• _Records to use_:
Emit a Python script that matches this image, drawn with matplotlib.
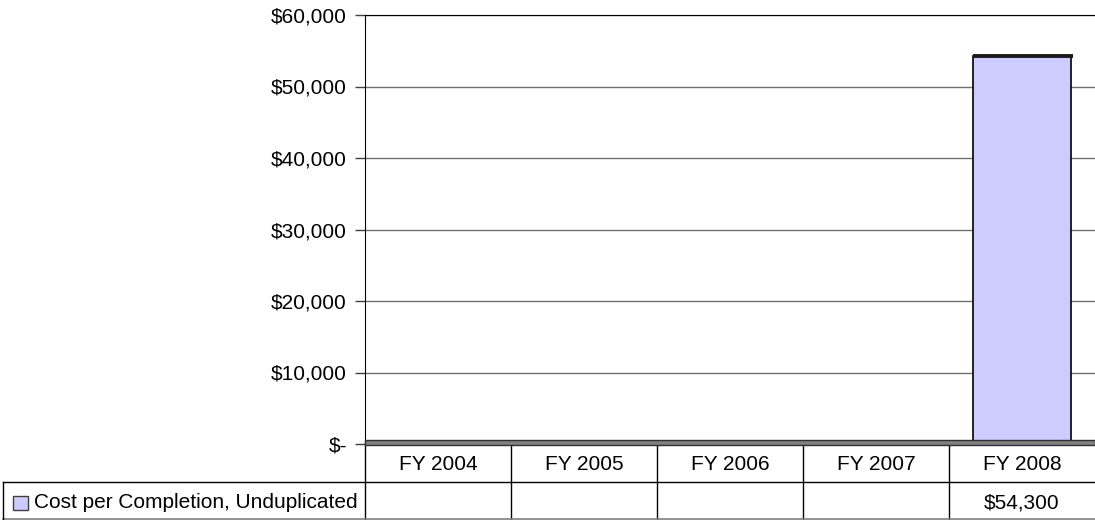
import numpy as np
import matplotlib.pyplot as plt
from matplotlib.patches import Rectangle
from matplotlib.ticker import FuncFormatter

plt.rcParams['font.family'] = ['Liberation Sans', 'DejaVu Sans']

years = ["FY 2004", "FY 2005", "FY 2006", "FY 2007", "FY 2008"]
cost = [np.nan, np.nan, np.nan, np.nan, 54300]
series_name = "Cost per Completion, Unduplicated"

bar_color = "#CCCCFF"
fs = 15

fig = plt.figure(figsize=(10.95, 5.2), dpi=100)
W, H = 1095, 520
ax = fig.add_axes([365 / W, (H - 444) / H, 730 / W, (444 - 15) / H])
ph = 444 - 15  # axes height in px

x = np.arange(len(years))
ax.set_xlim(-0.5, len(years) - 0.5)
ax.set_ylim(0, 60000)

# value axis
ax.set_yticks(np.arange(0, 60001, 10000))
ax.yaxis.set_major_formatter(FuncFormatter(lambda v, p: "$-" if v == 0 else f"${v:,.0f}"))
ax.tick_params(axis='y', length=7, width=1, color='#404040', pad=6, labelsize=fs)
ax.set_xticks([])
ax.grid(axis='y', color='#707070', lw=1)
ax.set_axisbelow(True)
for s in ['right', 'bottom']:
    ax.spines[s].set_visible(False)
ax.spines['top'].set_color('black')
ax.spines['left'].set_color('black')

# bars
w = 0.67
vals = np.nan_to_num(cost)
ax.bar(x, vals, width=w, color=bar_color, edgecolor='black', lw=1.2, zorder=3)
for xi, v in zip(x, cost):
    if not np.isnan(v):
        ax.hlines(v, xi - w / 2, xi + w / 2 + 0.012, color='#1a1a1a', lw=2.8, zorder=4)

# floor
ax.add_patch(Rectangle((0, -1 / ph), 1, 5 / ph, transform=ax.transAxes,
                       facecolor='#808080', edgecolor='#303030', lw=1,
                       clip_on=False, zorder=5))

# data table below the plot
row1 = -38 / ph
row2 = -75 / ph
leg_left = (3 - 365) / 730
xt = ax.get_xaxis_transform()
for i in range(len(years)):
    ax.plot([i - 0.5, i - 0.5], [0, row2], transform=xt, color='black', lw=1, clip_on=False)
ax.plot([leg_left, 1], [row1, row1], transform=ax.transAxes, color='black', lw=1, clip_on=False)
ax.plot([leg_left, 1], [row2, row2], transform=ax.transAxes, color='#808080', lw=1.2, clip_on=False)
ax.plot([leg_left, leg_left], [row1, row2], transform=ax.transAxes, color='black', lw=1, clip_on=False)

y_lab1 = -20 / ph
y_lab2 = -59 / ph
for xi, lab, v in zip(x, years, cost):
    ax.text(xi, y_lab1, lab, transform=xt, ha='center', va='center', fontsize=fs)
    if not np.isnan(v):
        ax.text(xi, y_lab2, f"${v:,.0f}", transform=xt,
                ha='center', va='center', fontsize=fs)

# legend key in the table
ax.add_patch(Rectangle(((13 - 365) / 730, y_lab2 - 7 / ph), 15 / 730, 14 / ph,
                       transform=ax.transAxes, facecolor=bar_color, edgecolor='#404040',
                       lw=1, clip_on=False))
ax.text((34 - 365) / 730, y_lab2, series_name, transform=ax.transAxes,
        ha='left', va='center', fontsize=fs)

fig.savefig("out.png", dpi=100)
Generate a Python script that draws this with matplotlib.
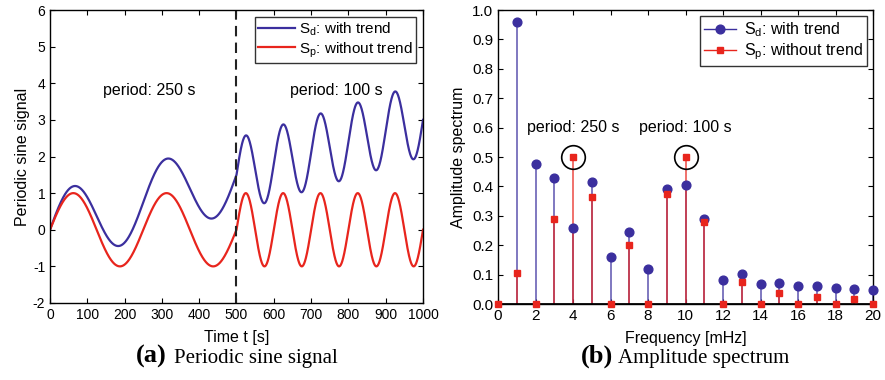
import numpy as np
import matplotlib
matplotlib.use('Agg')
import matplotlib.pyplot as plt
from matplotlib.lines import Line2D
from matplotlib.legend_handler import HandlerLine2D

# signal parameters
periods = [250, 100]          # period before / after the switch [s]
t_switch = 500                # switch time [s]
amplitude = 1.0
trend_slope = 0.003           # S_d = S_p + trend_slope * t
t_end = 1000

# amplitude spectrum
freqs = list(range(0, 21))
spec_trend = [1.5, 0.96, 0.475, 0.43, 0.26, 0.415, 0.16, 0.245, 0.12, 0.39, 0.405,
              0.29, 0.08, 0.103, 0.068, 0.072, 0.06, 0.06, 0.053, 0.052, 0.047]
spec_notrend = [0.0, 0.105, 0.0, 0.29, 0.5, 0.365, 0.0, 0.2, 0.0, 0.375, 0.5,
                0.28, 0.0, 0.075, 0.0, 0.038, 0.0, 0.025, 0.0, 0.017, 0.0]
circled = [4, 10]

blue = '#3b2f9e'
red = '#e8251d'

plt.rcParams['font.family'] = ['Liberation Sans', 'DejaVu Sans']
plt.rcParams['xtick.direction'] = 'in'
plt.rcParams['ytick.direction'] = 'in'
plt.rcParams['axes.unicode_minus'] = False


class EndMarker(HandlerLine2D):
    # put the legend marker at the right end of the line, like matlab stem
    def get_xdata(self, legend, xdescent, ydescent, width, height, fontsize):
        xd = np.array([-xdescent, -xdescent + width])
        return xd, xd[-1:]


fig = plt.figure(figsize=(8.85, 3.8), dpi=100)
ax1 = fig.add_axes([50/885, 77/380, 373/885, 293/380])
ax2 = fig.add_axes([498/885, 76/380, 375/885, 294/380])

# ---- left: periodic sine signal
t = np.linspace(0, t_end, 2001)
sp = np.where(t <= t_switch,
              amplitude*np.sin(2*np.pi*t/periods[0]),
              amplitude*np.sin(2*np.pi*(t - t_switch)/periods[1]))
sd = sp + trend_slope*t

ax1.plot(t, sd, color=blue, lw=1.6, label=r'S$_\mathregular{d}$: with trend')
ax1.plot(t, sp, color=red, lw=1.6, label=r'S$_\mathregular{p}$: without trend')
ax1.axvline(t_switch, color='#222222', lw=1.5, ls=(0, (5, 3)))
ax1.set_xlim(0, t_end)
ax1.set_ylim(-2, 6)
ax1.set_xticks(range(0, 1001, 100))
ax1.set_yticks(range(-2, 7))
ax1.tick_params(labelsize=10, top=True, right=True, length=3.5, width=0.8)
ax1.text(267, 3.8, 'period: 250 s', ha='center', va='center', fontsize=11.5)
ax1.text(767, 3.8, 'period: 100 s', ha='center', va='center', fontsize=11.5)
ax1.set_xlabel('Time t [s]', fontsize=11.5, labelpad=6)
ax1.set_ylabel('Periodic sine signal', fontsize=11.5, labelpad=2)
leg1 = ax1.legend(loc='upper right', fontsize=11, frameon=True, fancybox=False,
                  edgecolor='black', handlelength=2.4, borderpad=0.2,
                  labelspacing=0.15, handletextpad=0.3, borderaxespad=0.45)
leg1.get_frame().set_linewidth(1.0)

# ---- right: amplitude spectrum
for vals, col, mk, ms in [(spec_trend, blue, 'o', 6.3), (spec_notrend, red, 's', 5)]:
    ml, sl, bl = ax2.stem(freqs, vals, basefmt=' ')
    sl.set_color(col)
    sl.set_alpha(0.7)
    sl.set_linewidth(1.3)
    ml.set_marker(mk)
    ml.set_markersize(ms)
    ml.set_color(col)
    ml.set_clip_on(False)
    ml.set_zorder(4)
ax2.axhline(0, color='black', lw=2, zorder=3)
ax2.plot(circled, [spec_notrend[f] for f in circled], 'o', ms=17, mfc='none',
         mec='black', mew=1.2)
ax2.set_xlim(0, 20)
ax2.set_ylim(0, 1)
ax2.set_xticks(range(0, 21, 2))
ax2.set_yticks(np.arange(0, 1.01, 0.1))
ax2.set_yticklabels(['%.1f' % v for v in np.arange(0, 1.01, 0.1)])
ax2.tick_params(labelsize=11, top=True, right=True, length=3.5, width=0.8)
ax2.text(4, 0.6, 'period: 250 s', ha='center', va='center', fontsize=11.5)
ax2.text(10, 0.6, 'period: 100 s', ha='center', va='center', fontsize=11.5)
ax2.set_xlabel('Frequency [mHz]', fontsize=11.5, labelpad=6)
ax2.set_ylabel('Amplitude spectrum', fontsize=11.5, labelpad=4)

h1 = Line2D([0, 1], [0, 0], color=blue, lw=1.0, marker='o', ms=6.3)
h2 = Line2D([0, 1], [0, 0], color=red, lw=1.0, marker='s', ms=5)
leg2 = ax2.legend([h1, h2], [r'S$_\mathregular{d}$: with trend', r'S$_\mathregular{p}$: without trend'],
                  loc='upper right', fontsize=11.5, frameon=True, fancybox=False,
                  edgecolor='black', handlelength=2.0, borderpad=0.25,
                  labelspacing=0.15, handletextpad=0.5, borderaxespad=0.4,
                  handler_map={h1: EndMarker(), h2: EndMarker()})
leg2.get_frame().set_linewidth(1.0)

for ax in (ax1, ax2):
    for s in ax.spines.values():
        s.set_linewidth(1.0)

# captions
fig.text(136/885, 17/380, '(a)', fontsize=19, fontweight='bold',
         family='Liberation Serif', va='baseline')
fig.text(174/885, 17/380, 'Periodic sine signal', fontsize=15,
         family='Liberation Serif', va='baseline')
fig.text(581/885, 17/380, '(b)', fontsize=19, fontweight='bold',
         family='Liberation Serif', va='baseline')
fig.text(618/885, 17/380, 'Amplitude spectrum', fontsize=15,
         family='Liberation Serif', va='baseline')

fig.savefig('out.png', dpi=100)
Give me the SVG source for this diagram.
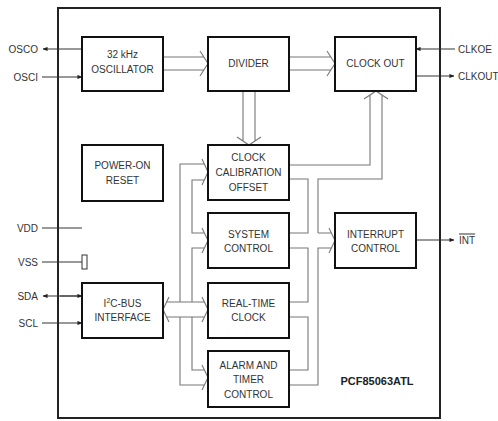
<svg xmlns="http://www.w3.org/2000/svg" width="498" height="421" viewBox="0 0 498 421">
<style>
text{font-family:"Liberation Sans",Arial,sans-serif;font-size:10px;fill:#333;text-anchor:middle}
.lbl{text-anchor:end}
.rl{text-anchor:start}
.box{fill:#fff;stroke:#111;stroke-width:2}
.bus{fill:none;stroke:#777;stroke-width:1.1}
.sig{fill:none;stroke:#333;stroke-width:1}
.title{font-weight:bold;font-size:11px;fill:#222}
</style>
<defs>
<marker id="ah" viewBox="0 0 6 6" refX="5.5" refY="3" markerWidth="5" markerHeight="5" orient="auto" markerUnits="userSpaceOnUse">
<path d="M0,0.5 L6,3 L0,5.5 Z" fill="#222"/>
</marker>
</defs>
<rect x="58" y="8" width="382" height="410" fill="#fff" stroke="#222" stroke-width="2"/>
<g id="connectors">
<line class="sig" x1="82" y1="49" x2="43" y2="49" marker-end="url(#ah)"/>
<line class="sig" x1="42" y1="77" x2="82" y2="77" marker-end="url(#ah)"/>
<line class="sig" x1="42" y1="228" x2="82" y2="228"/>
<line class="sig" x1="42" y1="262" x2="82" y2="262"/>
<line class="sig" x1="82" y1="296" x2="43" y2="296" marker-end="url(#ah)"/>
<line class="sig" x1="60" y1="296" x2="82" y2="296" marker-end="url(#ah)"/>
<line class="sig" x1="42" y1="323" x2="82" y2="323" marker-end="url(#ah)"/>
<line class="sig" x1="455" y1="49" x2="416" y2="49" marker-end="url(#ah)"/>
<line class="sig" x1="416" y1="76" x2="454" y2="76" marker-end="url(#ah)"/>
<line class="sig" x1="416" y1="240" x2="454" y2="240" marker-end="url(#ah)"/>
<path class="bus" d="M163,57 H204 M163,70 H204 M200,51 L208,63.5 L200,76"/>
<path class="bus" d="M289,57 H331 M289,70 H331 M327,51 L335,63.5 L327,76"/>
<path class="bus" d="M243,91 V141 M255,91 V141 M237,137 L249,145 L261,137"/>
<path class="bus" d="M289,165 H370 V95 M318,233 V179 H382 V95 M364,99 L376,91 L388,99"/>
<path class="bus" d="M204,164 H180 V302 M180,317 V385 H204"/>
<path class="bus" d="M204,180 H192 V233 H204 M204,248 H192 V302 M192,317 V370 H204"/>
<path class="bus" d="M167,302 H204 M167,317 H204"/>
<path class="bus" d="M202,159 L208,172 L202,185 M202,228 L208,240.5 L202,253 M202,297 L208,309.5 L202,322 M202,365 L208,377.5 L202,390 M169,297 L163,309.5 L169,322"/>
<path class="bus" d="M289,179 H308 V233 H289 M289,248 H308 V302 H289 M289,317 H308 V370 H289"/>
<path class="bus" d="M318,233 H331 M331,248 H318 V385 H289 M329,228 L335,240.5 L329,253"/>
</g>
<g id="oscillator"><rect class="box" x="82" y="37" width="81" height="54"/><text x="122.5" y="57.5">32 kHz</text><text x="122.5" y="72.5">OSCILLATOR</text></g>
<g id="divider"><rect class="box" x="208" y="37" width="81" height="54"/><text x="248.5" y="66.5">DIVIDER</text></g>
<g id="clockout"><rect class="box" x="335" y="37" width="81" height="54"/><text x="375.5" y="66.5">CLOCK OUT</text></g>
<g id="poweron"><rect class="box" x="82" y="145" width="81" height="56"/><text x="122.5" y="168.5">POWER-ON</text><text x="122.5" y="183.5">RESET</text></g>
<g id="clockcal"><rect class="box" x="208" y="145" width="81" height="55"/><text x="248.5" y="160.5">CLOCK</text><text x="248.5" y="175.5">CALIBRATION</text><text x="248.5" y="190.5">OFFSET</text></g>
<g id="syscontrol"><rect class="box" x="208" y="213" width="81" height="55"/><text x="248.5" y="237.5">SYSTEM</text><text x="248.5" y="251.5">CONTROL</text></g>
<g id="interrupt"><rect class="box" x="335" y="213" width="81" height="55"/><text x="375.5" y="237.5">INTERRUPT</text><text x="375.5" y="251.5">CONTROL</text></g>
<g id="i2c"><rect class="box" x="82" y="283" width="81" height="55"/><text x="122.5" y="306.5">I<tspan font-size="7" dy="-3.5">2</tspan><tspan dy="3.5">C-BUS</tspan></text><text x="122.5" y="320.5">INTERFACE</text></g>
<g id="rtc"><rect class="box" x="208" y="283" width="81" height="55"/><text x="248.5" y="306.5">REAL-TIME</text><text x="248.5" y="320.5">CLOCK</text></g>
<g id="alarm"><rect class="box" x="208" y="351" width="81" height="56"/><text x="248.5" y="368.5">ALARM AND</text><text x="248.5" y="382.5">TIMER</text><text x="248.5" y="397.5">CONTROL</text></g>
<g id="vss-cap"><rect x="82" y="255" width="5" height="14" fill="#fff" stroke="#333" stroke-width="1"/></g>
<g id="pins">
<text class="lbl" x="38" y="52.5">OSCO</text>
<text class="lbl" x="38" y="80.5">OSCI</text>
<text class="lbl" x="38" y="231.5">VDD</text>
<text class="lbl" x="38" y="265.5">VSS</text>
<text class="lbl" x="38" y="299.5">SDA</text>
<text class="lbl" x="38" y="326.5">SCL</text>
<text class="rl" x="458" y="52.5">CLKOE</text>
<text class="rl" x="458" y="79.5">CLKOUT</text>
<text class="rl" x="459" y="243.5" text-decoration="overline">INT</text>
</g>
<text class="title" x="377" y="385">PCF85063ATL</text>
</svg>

• _Task objective_:
Skip the pictures. Set down only the lines from the one containing "Generate a Python" through the one containing "sd = sp + trend_slope*t", exactly as they appear, ends included.

• _Complete response_:
Generate a Python script that draws this with matplotlib.
import numpy as np
import matplotlib
matplotlib.use('Agg')
import matplotlib.pyplot as plt
from matplotlib.lines import Line2D
from matplotlib.legend_handler import HandlerLine2D

# signal parameters
periods = [250, 100]          # period before / after the switch [s]
t_switch = 500                # switch time [s]
amplitude = 1.0
trend_slope = 0.003           # S_d = S_p + trend_slope * t
t_end = 1000

# amplitude spectrum
freqs = list(range(0, 21))
spec_trend = [1.5, 0.96, 0.475, 0.43, 0.26, 0.415, 0.16, 0.245, 0.12, 0.39, 0.405,
              0.29, 0.08, 0.103, 0.068, 0.072, 0.06, 0.06, 0.053, 0.052, 0.047]
spec_notrend = [0.0, 0.105, 0.0, 0.29, 0.5, 0.365, 0.0, 0.2, 0.0, 0.375, 0.5,
                0.28, 0.0, 0.075, 0.0, 0.038, 0.0, 0.025, 0.0, 0.017, 0.0]
circled = [4, 10]

blue = '#3b2f9e'
red = '#e8251d'

plt.rcParams['font.family'] = ['Liberation Sans', 'DejaVu Sans']
plt.rcParams['xtick.direction'] = 'in'
plt.rcParams['ytick.direction'] = 'in'
plt.rcParams['axes.unicode_minus'] = False


class EndMarker(HandlerLine2D):
    # put the legend marker at the right end of the line, like matlab stem
    def get_xdata(self, legend, xdescent, ydescent, width, height, fontsize):
        xd = np.array([-xdescent, -xdescent + width])
        return xd, xd[-1:]


fig = plt.figure(figsize=(8.85, 3.8), dpi=100)
ax1 = fig.add_axes([50/885, 77/380, 373/885, 293/380])
ax2 = fig.add_axes([498/885, 76/380, 375/885, 294/380])

# ---- left: periodic sine signal
t = np.linspace(0, t_end, 2001)
sp = np.where(t <= t_switch,
              amplitude*np.sin(2*np.pi*t/periods[0]),
              amplitude*np.sin(2*np.pi*(t - t_switch)/periods[1]))
sd = sp + trend_slope*t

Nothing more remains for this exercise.